Check: 5(2) + 2(4) = 10 + 8 = 18. The point (2, 4) lies on the line.

How this tool supports learning and efficiency

An equation 2 variables calculator should not replace understanding. It should accelerate it. The strongest use case is when you combine calculation, symbolic interpretation, and graphing. Students can test examples, compare parallel lines, and see how changes in coefficients alter the graph. Teachers can use the calculator live in class to demonstrate multiple scenarios quickly. Professionals can use it as a fast validation tool for straightforward linear constraints without opening a spreadsheet or a full graphing platform.

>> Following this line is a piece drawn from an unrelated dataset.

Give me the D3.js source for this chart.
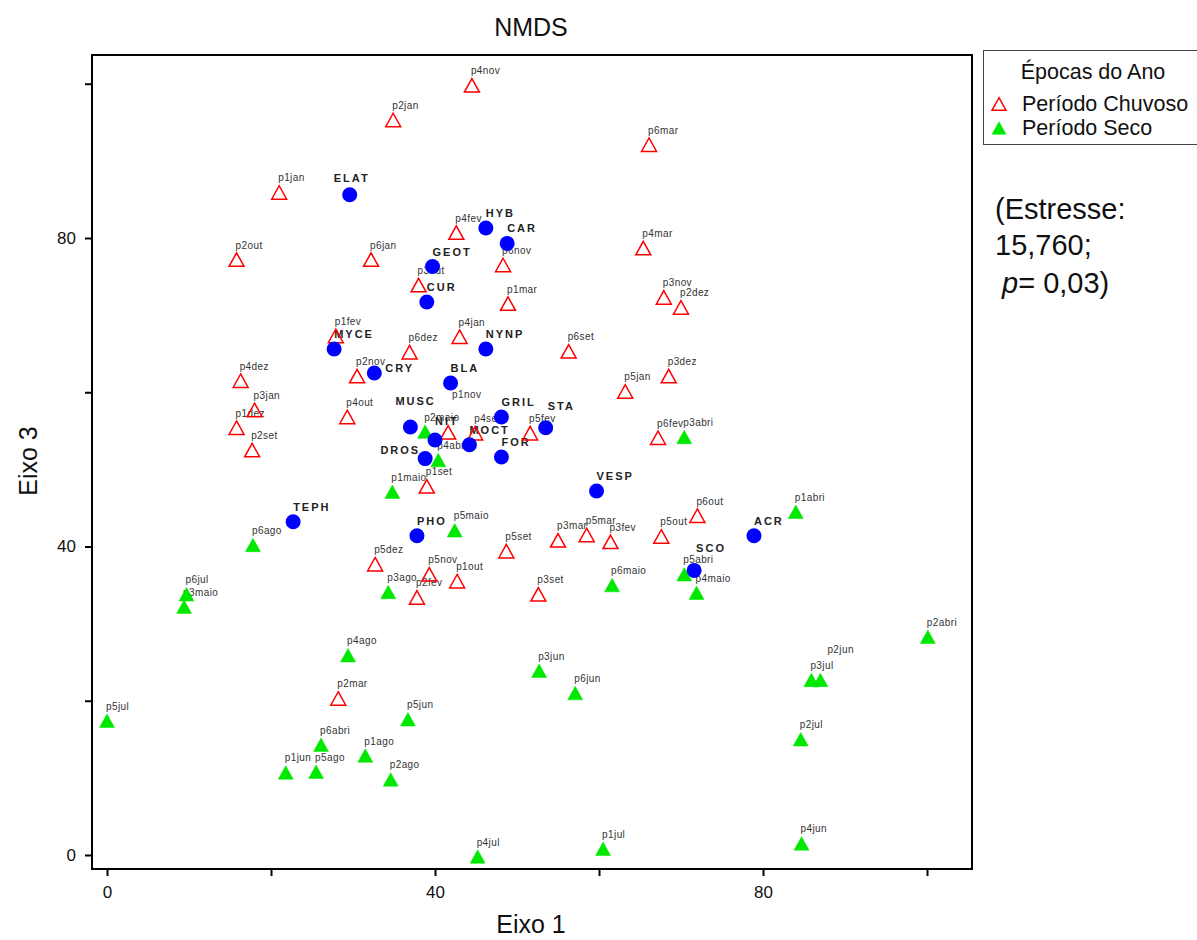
<!DOCTYPE html>
<html><head><meta charset="utf-8">
<script src="https://cdn.jsdelivr.net/npm/d3@7"></script>
<style>
body{margin:0;background:#fff}
svg{display:block}
text{font-family:"Liberation Sans",Arial,Helvetica,sans-serif}
</style>
</head><body>
<svg id="c" width="1197" height="940"></svg>
<script>
// ---- data (Eixo 1, Eixo 3) ----
const chuvoso = [
 ["p1set",39.0,47.8],["p2set",17.7,52.5],["p3set",52.6,33.8],["p4set",44.9,54.7],["p5set",48.7,39.4],["p6set",56.3,65.3],
 ["p1out",42.7,35.5],["p2out",15.8,77.2],["p3out",38.0,73.9],["p4out",29.3,56.8],["p5out",67.6,41.3],["p6out",72.0,44.0],
 ["p1nov",41.6,54.8],["p2nov",30.5,62.1],["p3nov",67.9,72.3],["p4nov",44.5,99.8],["p5nov",39.3,36.4],["p6nov",48.3,76.5],
 ["p1dez",15.8,55.4],["p2dez",70.0,71.0],["p3dez",68.5,62.1],["p4dez",16.3,61.5],["p5dez",32.7,37.7],["p6dez",36.9,65.2],
 ["p1jan",21.0,85.9],["p2jan",34.9,95.3],["p3jan",18.0,57.7],["p4jan",43.0,67.2],["p5jan",63.2,60.1],["p6jan",32.2,77.2],
 ["p1fev",27.9,67.3],["p2fev",37.8,33.4],["p3fev",61.4,40.6],["p4fev",42.6,80.7],["p5fev",51.6,54.7],["p6fev",67.2,54.1],
 ["p1mar",48.9,71.5],["p2mar",28.2,20.3],["p3mar",55.0,40.8],["p4mar",65.4,78.7],["p5mar",58.5,41.5],["p6mar",66.1,92.1]
];
const seco = [
 ["p1abri",84.0,44.5],["p2abri",100.1,28.3],["p3abri",70.4,54.2],["p4abri",40.4,51.2],["p5abri",70.4,36.4],["p6abri",26.1,14.3],
 ["p1maio",34.8,47.1],["p2maio",38.8,54.9],["p3maio",9.4,32.2],["p4maio",71.9,34.0],["p5maio",42.4,42.1],["p6maio",61.6,35.0],
 ["p1jun",21.8,10.7],["p2jun",87.0,22.7],["p3jun",52.7,23.9],["p4jun",84.7,1.5],["p5jun",36.7,17.6],["p6jun",57.1,21.0],
 ["p1jul",60.5,0.8],["p2jul",84.6,15.0],["p3jul",85.9,22.7],["p4jul",45.2,-0.2],["p5jul",0.0,17.4],["p6jul",9.7,33.8],
 ["p1ago",31.5,12.9],["p2ago",34.6,9.8],["p3ago",34.3,34.1],["p4ago",29.4,25.9],["p5ago",25.5,10.8],["p6ago",17.8,40.2]
];
const especies = [
 ["ELAT",29.6,85.6],["HYB",46.2,81.3],["CAR",48.8,79.3],["GEOT",39.7,76.3],["CUR",39.0,71.7],["MYCE",27.7,65.6],
 ["NYNP",46.2,65.6],["CRY",32.6,62.5],["BLA",41.9,61.2],["MUSC",37.0,55.5],["GRIL",48.1,56.8],["STA",53.5,55.4],
 ["NIT",40.0,53.8],["MOCT",44.2,53.2],["FOR",48.1,51.6],["DROS",38.8,51.4],["VESP",59.7,47.2],["TEPH",22.7,43.2],
 ["PHO",37.8,41.4],["ACR",78.9,41.4],["SCO",71.6,36.9]
];
const xTicks = [0,20,40,60,80,100];
const yTicks = [0,20,40,60,80,100];
const labelledTicks = [0,40,80];
const legendItems = ["Período Chuvoso","Período Seco"];

// ---- label placement tweaks (styling, not data) ----
const sampleNudge = {p1nov:[5,-34], p2jun:[8,-27]};
const speciesNudge = {ELAT:[-16,-13],CRY:[11,-1],MUSC:[-15,-22],STA:[2,-18],DROS:[-5,-5,"end"],SCO:[2,-18],NIT:[0,-15]};

const svg = d3.select("#c");
const L=92,R=972,T=55,B=869;
const x = d3.scaleLinear().domain([-15/8.2, 865/8.2]).range([L,R]);
const y = d3.scaleLinear().domain([-14/7.7125, 800/7.7125]).range([B,T]);

// title
svg.append("text").attr("x",531).attr("y",36).attr("text-anchor","middle")
  .attr("font-size",25).attr("fill","#111").text("NMDS");

// axes
const fmt = d => labelledTicks.includes(d) ? String(d) : "";
const gx = svg.append("g").attr("transform",`translate(0,${B})`)
  .call(d3.axisBottom(x).tickValues(xTicks).tickSize(7).tickPadding(10).tickFormat(fmt));
const gy = svg.append("g").attr("transform",`translate(${L},0)`)
  .call(d3.axisLeft(y).tickValues(yTicks).tickSize(7).tickPadding(9).tickFormat(fmt));
[gx,gy].forEach(g=>{
  g.select(".domain").remove();
  g.selectAll(".tick line").attr("stroke","#000").attr("stroke-width",2);
  g.selectAll(".tick text").attr("font-size",17).attr("fill","#111")
   .attr("font-family",'"Liberation Sans",Arial,sans-serif');
});

// frame
svg.append("rect").attr("x",L).attr("y",T).attr("width",R-L).attr("height",B-T)
  .attr("fill","none").attr("stroke","#000").attr("stroke-width",2);

// axis titles
svg.append("text").attr("x",531).attr("y",933).attr("text-anchor","middle")
  .attr("font-size",25).attr("fill","#111").text("Eixo 1");
svg.append("text").attr("transform","translate(37,461) rotate(-90)").attr("text-anchor","middle")
  .attr("font-size",25).attr("fill","#111").text("Eixo 3");

// triangle path
const tri = (s) => `M0,${-s*0.45}L${s/2},${s*0.45}L${-s/2},${s*0.45}Z`;

const gLab = svg.append("g");
const gMark = svg.append("g");

function sampleLabels(data){
  gLab.selectAll(null).data(data).join("text")
    .attr("x",d=>x(d[1]) - 1 + (sampleNudge[d[0]]?sampleNudge[d[0]][0]:0))
    .attr("y",d=>y(d[2]) - 11 + (sampleNudge[d[0]]?sampleNudge[d[0]][1]+11:0))
    .attr("font-size",10).attr("letter-spacing",0.4).attr("fill","#333")
    .text(d=>d[0]);
}
sampleLabels(chuvoso);
sampleLabels(seco);

gLab.selectAll(null).data(especies).join("text")
  .attr("x",d=>x(d[1]) + (speciesNudge[d[0]]?speciesNudge[d[0]][0]:0))
  .attr("y",d=>y(d[2]) + (speciesNudge[d[0]]?speciesNudge[d[0]][1]:-11))
  .attr("text-anchor",d=>speciesNudge[d[0]]&&speciesNudge[d[0]][2]?speciesNudge[d[0]][2]:"start")
  .attr("font-size",11).attr("font-weight","bold").attr("letter-spacing",2).attr("fill","#222")
  .text(d=>d[0]);

gMark.selectAll(null).data(chuvoso).join("path")
  .attr("transform",d=>`translate(${x(d[1])},${y(d[2])})`)
  .attr("d",tri(15)).attr("fill","none").attr("stroke","#ff0000").attr("stroke-width",1.5);
gMark.selectAll(null).data(seco).join("path")
  .attr("transform",d=>`translate(${x(d[1])},${y(d[2])})`)
  .attr("d",tri(15)).attr("fill","#00e800").attr("stroke","#00e800").attr("stroke-width",0.5);
gMark.selectAll(null).data(especies).join("circle")
  .attr("cx",d=>x(d[1])).attr("cy",d=>y(d[2])).attr("r",7.5).attr("fill","#0000ff");

// legend
const lg = svg.append("g");
lg.append("rect").attr("x",983.5).attr("y",50.5).attr("width",240).attr("height",94)
  .attr("fill","#fff").attr("stroke","#444").attr("stroke-width",1);
lg.append("text").attr("x",1093).attr("y",79).attr("text-anchor","middle")
  .attr("font-size",21.5).attr("fill","#111").text("Épocas do Ano");
legendItems.forEach((t,i)=>{
  const yy = 104 + i*24;
  lg.append("path").attr("transform",`translate(999,${yy})`).attr("d",tri(14))
    .attr("fill",i===0?"none":"#00e800").attr("stroke",i===0?"#ff0000":"#00e800")
    .attr("stroke-width",i===0?1.5:0.5);
  lg.append("text").attr("x",1022).attr("y",yy+7).attr("font-size",21.5).attr("fill","#111").text(t);
});

// stress annotation
const st = svg.append("text").attr("font-size",29).attr("fill","#111");
st.append("tspan").attr("x",995).attr("y",219).text("(Estresse:");
st.append("tspan").attr("x",995).attr("y",255).text("15,760;");
const t3 = st.append("tspan").attr("x",1002).attr("y",293);
t3.append("tspan").attr("font-style","italic").text("p");
t3.append("tspan").text("= 0,03)");
</script>
</body></html>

Because this calculator displays a chart, it also helps with intuition. You can see whether the line slopes upward or downward, where it crosses the axes, and how your chosen point fits into the overall solution set. That is especially valuable for users who understand concepts better visually than symbolically.

Final takeaways

The equation 2 variables calculator on this page is built for speed, clarity, and reliability. It solves the standard linear equation ax + by = c when one variable is known, explains the result in readable form, and graphs the entire relationship. Whether you are reviewing algebra basics, checking a homework problem, or modeling a simple real-world trade-off, the calculator can save time while reinforcing the mathematics behind the answer.

Tip: Try changing only one coefficient at a time and recalculate. Watching the graph shift is one of the fastest ways to build intuition about slope, intercepts, and how linear equations behave.